If you have ophidiophobia, the abnormal fear of snakes, or herpetophobia, the fear of reptiles, you probably won’t even read this post. If you’re only slightly creeped out by snakes, you might, but you still might wonder why I chose to read this book. I have to admit that I probably wouldn’t have if it had not been a book club assignment, chosen for these four reasons:


  1. The book takes place in our home state, Illinois

  2. .Much of the setting involves a small liberal arts college, and many of the group taught at the local community college or were former educators.

  3. The author, Robert Hellenga, taught English Literature at a college in Illinois and has been recognized by the National Endowment for the Arts and the Illinois Arts Council.

  4. One member of our book club pushes the envelope, urging us to question our beliefs and to dissect the meaning of faith.


Written. Smittten. Bitten.

Hellenga’s The Snake Woman of Little Egypt takes an anthropologist, Jackson Jones, best known for his studies of the Mtubi people of Africa, and throws him into a small-town college in Illinois. It was here that Jackson was first exposed to the practice of snake-handling and its consequences. He has also “inherited” the protection of his deceased caretaker’s niece, Willa Fern.

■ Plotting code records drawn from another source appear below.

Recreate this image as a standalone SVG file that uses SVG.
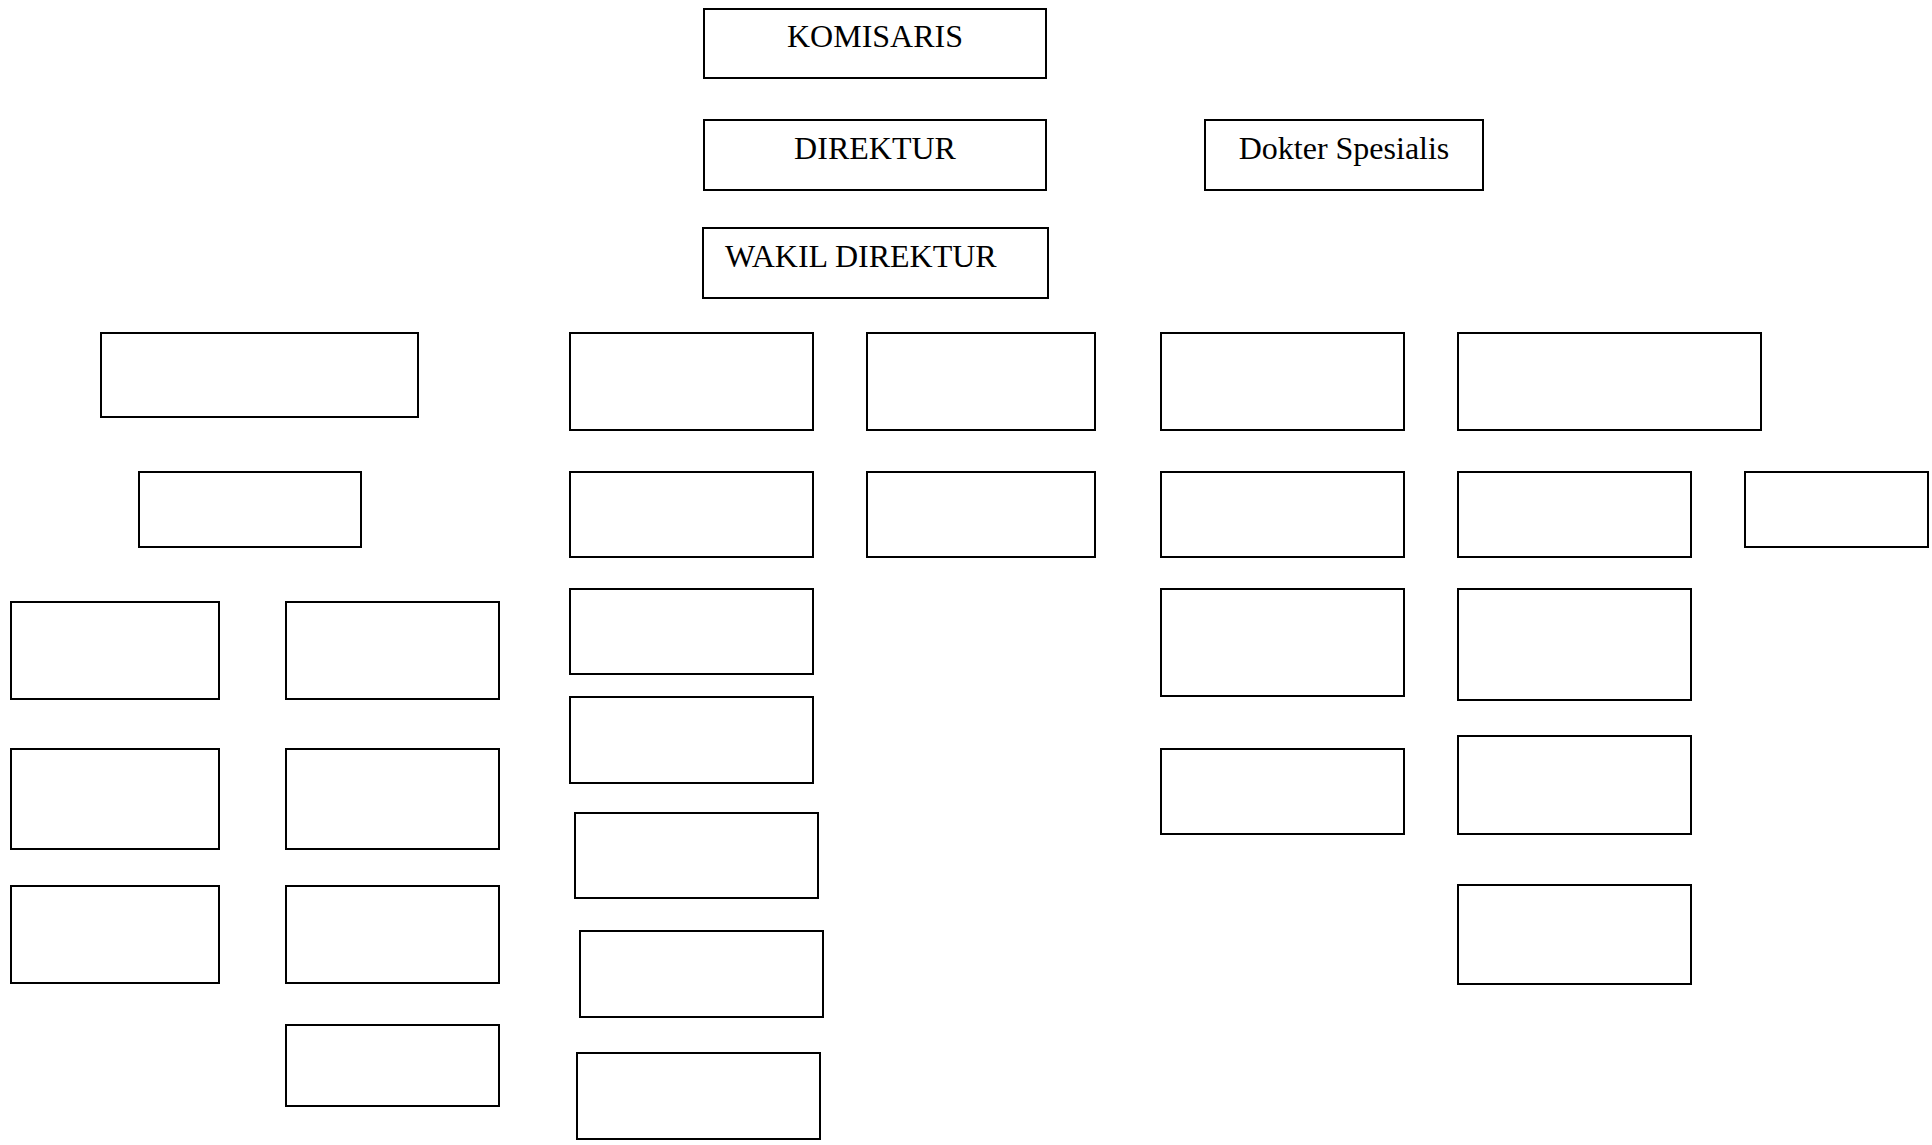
<svg xmlns="http://www.w3.org/2000/svg" width="1932" height="1145" viewBox="0 0 1932 1145">
<style>
.b{fill:#ffffff;stroke:#000000;stroke-width:2}
.t{font-family:"Liberation Serif","Times New Roman",serif;font-size:32px;fill:#000000}
.c{text-anchor:middle}
</style>
<rect x="0" y="0" width="1932" height="1145" fill="#ffffff"/>
<g id="connectors"></g>
<g id="komisaris"><rect class="b" x="704" y="9" width="342" height="69"/><text class="t c" x="875" y="47">KOMISARIS</text></g>
<g id="direktur"><rect class="b" x="704" y="120" width="342" height="70"/><text class="t c" x="875" y="159">DIREKTUR</text></g>
<g id="wakil-direktur"><rect class="b" x="703" y="228" width="345" height="70"/><text class="t" x="725" y="267">WAKIL DIREKTUR</text></g>
<g id="dokter-spesialis"><rect class="b" x="1205" y="120" width="278" height="70"/><text class="t c" x="1344" y="159">Dokter Spesialis</text></g>

<g id="a1"><rect class="b" x="101" y="333" width="317" height="84"/></g>
<g id="a2"><rect class="b" x="139" y="472" width="222" height="75"/></g>
<g id="a3"><rect class="b" x="11" y="602" width="208" height="97"/></g>
<g id="a4"><rect class="b" x="11" y="749" width="208" height="100"/></g>
<g id="a5"><rect class="b" x="11" y="886" width="208" height="97"/></g>
<g id="a6"><rect class="b" x="286" y="602" width="213" height="97"/></g>
<g id="a7"><rect class="b" x="286" y="749" width="213" height="100"/></g>
<g id="a8"><rect class="b" x="286" y="886" width="213" height="97"/></g>
<g id="a9"><rect class="b" x="286" y="1025" width="213" height="81"/></g>

<g id="b1"><rect class="b" x="570" y="333" width="243" height="97"/></g>
<g id="b2"><rect class="b" x="570" y="472" width="243" height="85"/></g>
<g id="b3"><rect class="b" x="570" y="589" width="243" height="85"/></g>
<g id="b4"><rect class="b" x="570" y="697" width="243" height="86"/></g>
<g id="b5"><rect class="b" x="575" y="813" width="243" height="85"/></g>
<g id="b6"><rect class="b" x="580" y="931" width="243" height="86"/></g>
<g id="b7"><rect class="b" x="577" y="1053" width="243" height="86"/></g>

<g id="c1"><rect class="b" x="867" y="333" width="228" height="97"/></g>
<g id="c2"><rect class="b" x="867" y="472" width="228" height="85"/></g>

<g id="d1"><rect class="b" x="1161" y="333" width="243" height="97"/></g>
<g id="d2"><rect class="b" x="1161" y="472" width="243" height="85"/></g>
<g id="d3"><rect class="b" x="1161" y="589" width="243" height="107"/></g>
<g id="d4"><rect class="b" x="1161" y="749" width="243" height="85"/></g>

<g id="e1"><rect class="b" x="1458" y="333" width="303" height="97"/></g>
<g id="e2"><rect class="b" x="1458" y="472" width="233" height="85"/></g>
<g id="e3"><rect class="b" x="1458" y="589" width="233" height="111"/></g>
<g id="e4"><rect class="b" x="1458" y="736" width="233" height="98"/></g>
<g id="e5"><rect class="b" x="1458" y="885" width="233" height="99"/></g>

<g id="f1"><rect class="b" x="1745" y="472" width="183" height="75"/></g>
</svg>
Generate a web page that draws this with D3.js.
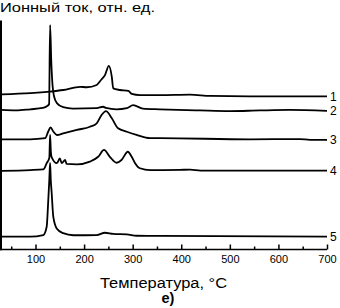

Willa Fern has been serving prison time for shooting her husband, Earl, the pastor of The Church of the Burning Bush with Signs Following, when he made her put her arm into a box of rattlesnakes.


When Willa Fern is released from prison, Jackson goes to pick her up. Willa Fern promptly changes her name to Sunny so she can start off her new life with an upbeat, positive vibe, and she does everything she can to stay away from Earl, including divorcing him.


The book weaves together characters and unusual situations: Sunny’s desire to succeed academically, Jackson’s affair with his old lover, Claire, who is now married to an Episcopal priest, Claire’s friendship with Sunny and her use of Sunny’s experiences to create her own novel, Jackson and Sunny’s love relationship, and Jackson’s desire as an anthropologist to study the snake-handling culture.


The book culminates in a bite, a death, a murder trial, a novel, and a trip to Paris with all three main characters “finding themselves” in unexpected places.


Out-of-the-box situations

Did I love the book? Did I weep when I read it? Was I sad when it ended?


Nope.


Did I find it fascinating?


You bet.


Regardless of the fact that I normally wouldn’t look at a book with the word “snake” in the title, I have always been interested in the cult of snake-handling, a phenomenon I first heard about when I lived in Kentucky. And yes, there are still numerous places in the United States where serpents are part of the religious ritual.


The most thought-provoking element of the book is the question of faith, and the absolute literal use of the Bible, most notably the drinking of strychnine as a test:

“…they will pick up snakes with their hands; and when they drink deadly poison, it will not hurt them at all; they will place their hands on sick people, and they will get well.” — Mark 16:18.

The signs indicated in the Church of the Burning Bush with Signs Following are healing the sick, raising the dead, drinking strychnine, handling serpents, speaking in tongues. Jackson’s perceptions are forever changed after participating in every activity from the foot-washing of other church members, to joining in congregational music, to handling a two-headed rattlesnake at a regional gathering.


The main plot of The Snakewoman of Little Egypt intrigued me, but it was more than that. I “get” the whole teaching-study-learn-write-understand-more culture that Sunny, Claire, and Jackson were involved in. Even though I didn’t particularly like any of the characters, I wanted to see what happened to them. The unusual plot situations created by Hellenga compelled me to keep going, to see how it was all going to end.


Out-of-the-box plotting, for sure

As a reader, I don’t want to get into the habit of only reading certain things. I want to explore the universe, deepen my understanding of the world, and try new things.


The Snakewoman of Little Egypt is definitely a different kind of read for me, but I’m glad I did it.


Try it. You too, may be bitten and smitten by the unusual circumstances you find yourself in while reading it.